1バース目とは全然違うフローでまた引き出しの多さを見せつける2バース目。UMB2010、2011と本戦では1回戦負けをしたがそこから2連覇と駆け上がった。アーティストとしてもライブがガラガラという0の状態から同じように駆け上がっていくんだという熱いバース。

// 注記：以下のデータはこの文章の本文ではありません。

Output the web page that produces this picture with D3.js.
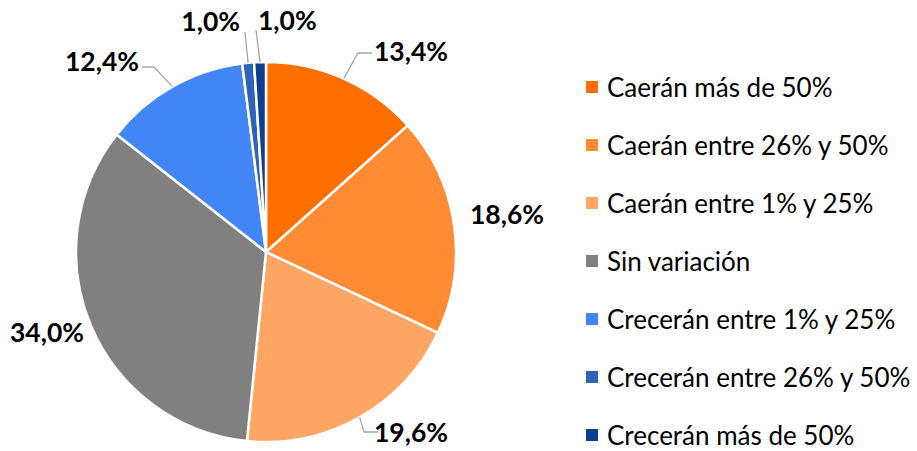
<!DOCTYPE html>
<html>
<head>
<meta charset="utf-8">
<script src="https://cdn.jsdelivr.net/npm/d3@7"></script>
<style>
  body { margin: 0; background: #fff; }
  text { font-family: Lato, "Open Sans", sans-serif; }
</style>
</head>
<body>
<div id="chart"></div>
<script>
const categories = [
    "Caerán más de 50%",
    "Caerán entre 26% y 50%",
    "Caerán entre 1% y 25%",
    "Sin variación",
    "Crecerán entre 1% y 25%",
    "Crecerán entre 26% y 50%",
    "Crecerán más de 50%"
];
const values = [13.4, 18.6, 19.6, 34.0, 12.4, 1.0, 1.0];
const colors = ["#ff6f00", "#ff8b35", "#ffa665", "#808080", "#4285f4", "#2f62b8", "#0f3d91"];

const width = 917, height = 451;
const cx = 266, cy = 252, radius = 190;

// label placement relative to pie centre; elbow / tip for leader lines
const labelLayout = [
    { x: 108, y: -201, anchor: "start", elbow: [92, -199] },
    { x: 204, y: -38, anchor: "start" },
    { x: 108, y: 180, anchor: "start", elbow: [98, 180] },
    { x: -219, y: 80, anchor: "middle" },
    { x: -127, y: -191, anchor: "end", elbow: [-112, -185] },
    { x: -26, y: -231, anchor: "end", tip: [-21, -220] },
    { x: -8, y: -232, anchor: "start", tip: [-10, -222] }
];

const svg = d3.select("#chart")
    .append("svg")
    .attr("width", width)
    .attr("height", height);

const g = svg.append("g")
    .attr("transform", `translate(${cx}, ${cy})`);

const pie = d3.pie().sort(null).value(d => d);
const arcs = pie(values);

const arc = d3.arc().innerRadius(0).outerRadius(radius);

g.selectAll("path.slice")
    .data(arcs)
    .join("path")
    .attr("class", "slice")
    .attr("d", arc)
    .attr("fill", (d, i) => colors[i])
    .attr("stroke", "#fff")
    .attr("stroke-width", 2.5);

const fmt = v => v.toFixed(1).replace(".", ",") + "%";

// leader lines
arcs.forEach((d, i) => {
    const L = labelLayout[i];
    if (!L.elbow && !L.tip) return;
    const mid = (d.startAngle + d.endAngle) / 2;
    const p0 = [Math.sin(mid) * radius, -Math.cos(mid) * radius];
    let pts;
    if (L.tip) {
        pts = [p0, L.tip];
    } else {
        const end = [L.elbow[0] + (L.anchor === "end" ? -12 : 14), L.elbow[1]];
        pts = [p0, L.elbow, end];
    }
    g.append("polyline")
        .attr("points", pts.map(p => p.join(",")).join(" "))
        .attr("fill", "none")
        .attr("stroke", "#a6a6a6")
        .attr("stroke-width", 1.3);
});

g.selectAll("text.lbl")
    .data(arcs)
    .join("text")
    .attr("class", "lbl")
    .attr("x", (d, i) => labelLayout[i].x)
    .attr("y", (d, i) => labelLayout[i].y)
    .attr("text-anchor", (d, i) => labelLayout[i].anchor)
    .attr("dominant-baseline", "central")
    .attr("font-size", 26.5)
    .attr("font-weight", "bold")
    .attr("fill", "#000")
    .text(d => fmt(d.data));

// legend
const legendY = d3.scalePoint()
    .domain(categories)
    .range([87, 435]);

const legend = svg.append("g")
    .selectAll("g")
    .data(categories)
    .join("g")
    .attr("transform", d => `translate(586, ${legendY(d)})`);

legend.append("rect")
    .attr("x", 0)
    .attr("y", -6)
    .attr("width", 12)
    .attr("height", 12)
    .attr("fill", (d, i) => colors[i]);

legend.append("text")
    .attr("x", 21)
    .attr("y", 0)
    .attr("dominant-baseline", "central")
    .attr("font-size", 26)
    .attr("fill", "#000")
    .text(d => d);
</script>
</body>
</html>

延長で16小節というところで「お前じゃ勝てないぜ〜」から体力切れ感が感じられる。しかしそれを体力勝負→殺戮ショー→アトミックボムとパンチラインに昇華させる。R-指定の粘り強さというか底力が見える。

DOTAMA

お涙頂戴辞めろって言ってたけどさー
そうやって先の話してるじゃんyeah
次のワンマンで埋めたら俺辞めてる って辞めてる訳ねぇだろが
ワンツー このままやってやる俺だって這い上がってる
10年目・・・
あゴメンゴメン これもお涙頂戴か?
君はワンパターンのdisり方
yeah 俺は際限なく踊り出るこうやって発するぜ
yo 確かに三連覇は凄いけど
ギャグラップが頂点になる方が絶対すげぇんだ

全く韻を踏まずに熱く返していくDOTAMAも少しスタミナ切れ感否めないが最後「ギャグラップが頂点になる方が
絶対すげぇんだ」で締めることでなんとか形にした。

余談だがR-指定が武道館でライブするようになってもちゃんとDOTAMAはラップをやめずに続けている。そしてUMB2017で悲願の優勝を遂げることになる。

結果

再延長。判定は観客はR-指定、陪審はDOTAMA:4  R指定:3でDOTAMA

個人的にはさすがに観客判定通りR-指定優勢だと思うが因縁の対決であることから空気を読んだ(?)陪審がDOTAMAに挙げて再延長となった感がある。

R-指定が完全に勝つか完全に負けるかしないと決着がつかないような状態のUMB2014で、さらにR-指定を倒すとしたらDOTAMAであって欲しい、という思いがあったのかもしれない。